Astaire called Ms. Charisse a “beautiful dynamite,” adding, “When you’ve danced with her, you stay danced with.” Their elegant duet of “Dancing in the Dark” in “The Band Wagon” (1953) was a peerless display of romance set to music. In another sequence, she proved dangerous as a barroom seductress in a satire of Mickey Spillane.

Her breakthrough came a year earlier in “Singin’ in the Rain” (1952) opposite Kelly. She was not the star of the movie and in fact had no dialogue.
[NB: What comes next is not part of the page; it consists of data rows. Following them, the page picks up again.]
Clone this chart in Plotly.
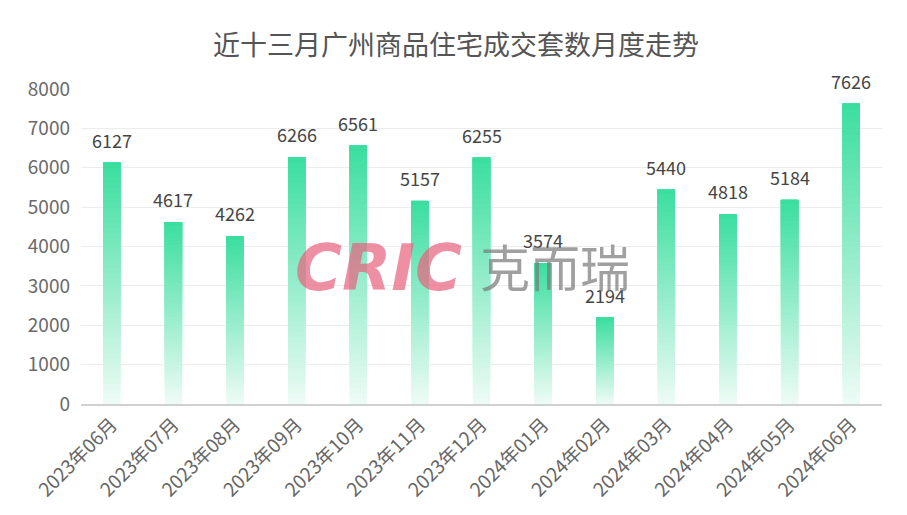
import plotly.graph_objects as go

months = ["2023年06月", "2023年07月", "2023年08月", "2023年09月", "2023年10月", "2023年11月",
          "2023年12月", "2024年01月", "2024年02月", "2024年03月", "2024年04月", "2024年05月", "2024年06月"]
volumes = [6127, 4617, 4262, 6266, 6561, 5157, 6255, 3574, 2194, 5440, 4818, 5184, 7626]
y_ticks = [0, 1000, 2000, 3000, 4000, 5000, 6000, 7000, 8000]
title_text = "近十三月广州商品住宅成交套数月度走势"

top_rgb = (60, 222, 160)
bot_rgb = (236, 251, 245)
N = 48

fig = go.Figure()
for k in range(N):
    t = k / (N - 1)
    c = tuple(int(round(bot_rgb[i] + (top_rgb[i] - bot_rgb[i]) * t)) for i in range(3))
    frac = k / N
    fig.add_trace(go.Bar(
        x=months,
        y=[v * (1 - frac) for v in volumes],
        base=[v * frac for v in volumes],
        marker=dict(color="rgb(%d,%d,%d)" % c, line=dict(width=0)),
        width=0.28,
        hoverinfo="skip",
        showlegend=False,
    ))

for m, v in zip(months, volumes):
    fig.add_annotation(x=m, y=v, text=str(v), showarrow=False, yanchor="middle", yshift=23,
                       font=dict(size=18, color="#454545", family="Noto Sans CJK SC"))

fig.add_annotation(x=0.371, y=0.432, xref="paper", yref="paper", text="<b><i>CRIC</i></b>",
                   showarrow=False, font=dict(size=64, color="rgba(232,100,128,0.72)", family="DejaVu Sans"))
fig.add_annotation(x=0.592, y=0.44, xref="paper", yref="paper", text="克而瑞",
                   showarrow=False, font=dict(size=50, color="rgba(120,120,120,0.7)", family="Noto Sans CJK SC"))

fig.update_layout(
    width=907, height=515,
    barmode="overlay",
    plot_bgcolor="white", paper_bgcolor="white",
    margin=dict(l=73, r=33, t=81, b=119),
    title=dict(text=title_text, x=0.494, xanchor="center", y=0.928, yanchor="middle",
               font=dict(size=27, color="#555555", family="Noto Sans CJK SC")),
    font=dict(family="Noto Sans CJK SC"),
)
fig.update_yaxes(range=[0, 8000], tickvals=y_ticks, ticktext=[str(v) for v in y_ticks],
                 showgrid=True, gridcolor="#ececec", gridwidth=1, zeroline=False,
                 tickfont=dict(size=19, color="#6a6a6a"), ticks="", ticklabelstandoff=10)
fig.update_xaxes(tickangle=-45, tickfont=dict(size=19, color="#666666"),
                 showline=True, linecolor="#d0d0d0", linewidth=2, ticks="", showgrid=False)

fig.write_html("out.html")
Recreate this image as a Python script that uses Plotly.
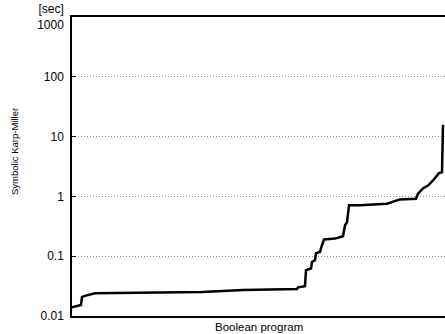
import plotly.graph_objects as go

# Sorted per-program times (rank along x, seconds on y)
program_rank = [0, 9, 10, 12, 23, 80, 130, 171, 225, 226, 233, 234, 239, 240, 243, 244, 248, 250,
                252, 263, 271, 273, 275, 277, 288, 315, 328, 344, 346, 351, 356, 361, 365, 367, 370, 371]
seconds = [0.0140, 0.0153, 0.0207, 0.0215, 0.0239, 0.0242, 0.0251, 0.0271, 0.0282, 0.0301, 0.0316,
           0.0584, 0.0624, 0.080, 0.0858, 0.112, 0.118, 0.153, 0.190, 0.197, 0.215, 0.329, 0.372,
           0.708, 0.708, 0.755, 0.89, 0.915, 1.11, 1.36, 1.52, 1.85, 2.24, 2.45, 2.53, 15.8]

tick_vals = [0.01, 0.1, 1, 10, 100, 1000]
tick_text = ["0.01", "0.1", "1", "10", "100", "[sec]<br>1000"]

x_title = "Boolean program"
y_title = "Symbolic Karp-Miller"

font = "Liberation Sans, Arial, Helvetica, sans-serif"

W, H = 445, 334
L, R, T, B = 72, 0, 17, 18
plot_h = H - T - B
plot_w = W - L - R

fig = go.Figure()
fig.add_trace(go.Scatter(x=program_rank, y=seconds, mode="lines",
                         line=dict(color="black", width=2.5), showlegend=False,
                         hoverinfo="skip"))

fig.update_layout(
    width=W, height=H,
    margin=dict(l=L, r=R, t=T, b=B, autoexpand=False),
    paper_bgcolor="white", plot_bgcolor="white",
    font=dict(family=font, size=12, color="black"),
    xaxis=dict(range=[0, 373], showgrid=False, zeroline=False, showticklabels=False,
               ticks="", showline=True, mirror=True, linecolor="black", linewidth=1.5),
    yaxis=dict(type="log", range=[-2, 3], tickvals=tick_vals, ticktext=tick_text,
               showgrid=True, gridcolor="#8c8c8c", griddash="1px,2px", gridwidth=1,
               ticks="inside", ticklen=4, tickcolor="black", tickwidth=1,
               showline=True, mirror=False, linecolor="black", linewidth=1.5,
               tickfont=dict(size=12, family=font), ticklabelstandoff=4),
    annotations=[
        dict(text=x_title, xref="paper", yref="paper", x=0.5, y=(316 - 327) / plot_h,
             xanchor="center", yanchor="middle", showarrow=False,
             font=dict(size=11.5, family=font)),
        dict(text=y_title, textangle=-90, xref="paper", yref="paper",
             x=(14 - L) / plot_w, y=(316 - 152) / plot_h,
             xanchor="center", yanchor="middle", showarrow=False,
             font=dict(size=9.5, family=font)),
    ],
)

fig.write_html("out.html", config={"displayModeBar": False},
               post_script="document.body.style.margin='0';document.body.style.overflow='hidden';")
But she was a bewitching presence in the “Broadway Melody” finale, playing both a dangerously leggy gun moll in a green flapper dress and the chaste dancer in a white tutu whose long scarf floats in the air with the aid of a wind machine.

The performance elevated the Texas beauty to the front rank of movie musical performers and showcased her ability to portray both sizzling seduction and cold, elusive elegance. Ms. Charisse became Kelly’s co-star in “Brigadoon” (1954) and “It’s Always Fair Weather” (1955) and played a Russian efficiency expert opposite Astaire in “Silk Stockings” (1957), a charmless remake of “Ninotchka” with Ms. Charisse in the Greta Garbo role.

At 5-feet-6-inches - taller in heels - she was the picture of balletic grace, whether her partner was the athletic Kelly or the aristocratic Astaire. Kelly, she told the New York Times, “was more of a physical dancer. He pulled you around and was strong enough to do lifts.” Astaire, she said, “moved like glass. Physically, it was easy to dance with him.”

The admiration was mutual. “She wasn’t a tap dancer, she’s just beautiful, trained, very strong in whatever we did,” Astaire said in a 1983 interview. “When we were dancing, we didn’t know what time it was.”
In addition to her dramatic roles in the post-musical era, Ms. Charisse made TV specials and appeared in a nightclub act with her second husband, singer-actor Tony Martin. Survivors include her husband of 60 years, who continues to perform at 95; a son from her first marriage, Nicky Charisse, and a son from her second marriage, Tony Martin Jr.; and two grandchildren.